▶ Required work:
Copy out the listing in full, exactly as written, but not its pictures.

+++ Dataset content

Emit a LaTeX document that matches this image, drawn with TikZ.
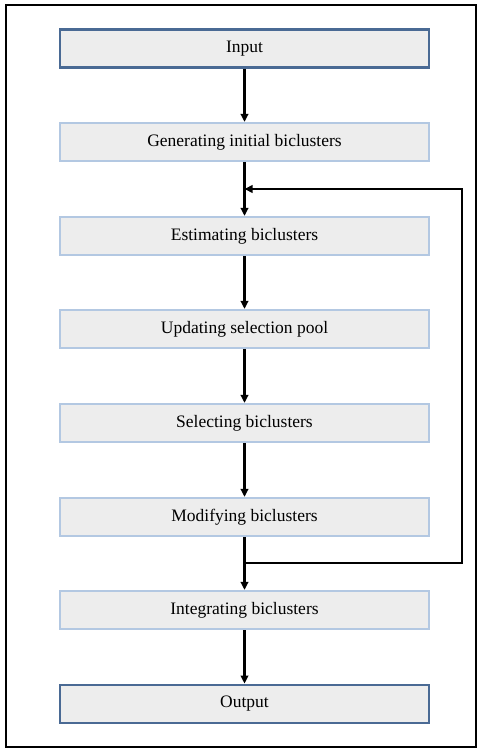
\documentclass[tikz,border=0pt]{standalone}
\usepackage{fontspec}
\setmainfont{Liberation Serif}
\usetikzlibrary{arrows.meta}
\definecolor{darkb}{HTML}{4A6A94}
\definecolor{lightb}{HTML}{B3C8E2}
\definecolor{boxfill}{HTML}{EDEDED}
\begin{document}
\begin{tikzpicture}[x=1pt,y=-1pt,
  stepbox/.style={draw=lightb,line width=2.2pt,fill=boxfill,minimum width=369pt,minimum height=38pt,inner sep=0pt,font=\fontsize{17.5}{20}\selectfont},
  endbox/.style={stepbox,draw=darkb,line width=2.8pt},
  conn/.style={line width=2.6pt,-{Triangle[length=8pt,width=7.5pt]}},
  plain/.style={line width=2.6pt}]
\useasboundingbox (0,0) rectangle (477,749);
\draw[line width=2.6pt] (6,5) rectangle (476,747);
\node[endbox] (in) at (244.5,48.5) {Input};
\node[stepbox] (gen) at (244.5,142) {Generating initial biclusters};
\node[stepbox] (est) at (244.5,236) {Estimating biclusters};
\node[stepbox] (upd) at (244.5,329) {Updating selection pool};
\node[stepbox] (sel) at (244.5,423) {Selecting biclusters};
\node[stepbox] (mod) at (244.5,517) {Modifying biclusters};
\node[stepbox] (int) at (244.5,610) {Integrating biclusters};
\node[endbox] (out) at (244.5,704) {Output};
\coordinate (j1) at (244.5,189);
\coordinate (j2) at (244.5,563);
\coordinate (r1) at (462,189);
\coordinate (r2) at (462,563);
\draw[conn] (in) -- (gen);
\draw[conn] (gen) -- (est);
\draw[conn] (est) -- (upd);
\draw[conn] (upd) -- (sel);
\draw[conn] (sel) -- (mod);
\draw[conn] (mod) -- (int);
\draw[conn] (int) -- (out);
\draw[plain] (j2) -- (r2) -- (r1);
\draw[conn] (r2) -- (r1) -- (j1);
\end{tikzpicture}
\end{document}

++++++

▶ Solution to the exercise:
Emit a LaTeX document that matches this image, drawn with TikZ.
\documentclass[tikz,border=0pt]{standalone}
\usepackage{fontspec}
\setmainfont{Liberation Serif}
\usetikzlibrary{arrows.meta}
\definecolor{darkb}{HTML}{4A6A94}
\definecolor{lightb}{HTML}{B3C8E2}
\definecolor{boxfill}{HTML}{EDEDED}
\begin{document}
\begin{tikzpicture}[x=1pt,y=-1pt,
  stepbox/.style={draw=lightb,line width=2.2pt,fill=boxfill,minimum width=369pt,minimum height=38pt,inner sep=0pt,font=\fontsize{17.5}{20}\selectfont},
  endbox/.style={stepbox,draw=darkb,line width=2.8pt},
  conn/.style={line width=2.6pt,-{Triangle[length=8pt,width=7.5pt]}},
  plain/.style={line width=2.6pt}]
\useasboundingbox (0,0) rectangle (477,749);
\draw[line width=2.6pt] (6,5) rectangle (476,747);
\node[endbox] (in) at (244.5,48.5) {Input};
\node[stepbox] (gen) at (244.5,142) {Generating initial biclusters};
\node[stepbox] (est) at (244.5,236) {Estimating biclusters};
\node[stepbox] (upd) at (244.5,329) {Updating selection pool};
\node[stepbox] (sel) at (244.5,423) {Selecting biclusters};
\node[stepbox] (mod) at (244.5,517) {Modifying biclusters};
\node[stepbox] (int) at (244.5,610) {Integrating biclusters};
\node[endbox] (out) at (244.5,704) {Output};
\coordinate (j1) at (244.5,189);
\coordinate (j2) at (244.5,563);
\coordinate (r1) at (462,189);
\coordinate (r2) at (462,563);
\draw[conn] (in) -- (gen);
\draw[conn] (gen) -- (est);
\draw[conn] (est) -- (upd);
\draw[conn] (upd) -- (sel);
\draw[conn] (sel) -- (mod);
\draw[conn] (mod) -- (int);
\draw[conn] (int) -- (out);
\draw[plain] (j2) -- (r2) -- (r1);
\draw[conn] (r2) -- (r1) -- (j1);
\end{tikzpicture}
\end{document}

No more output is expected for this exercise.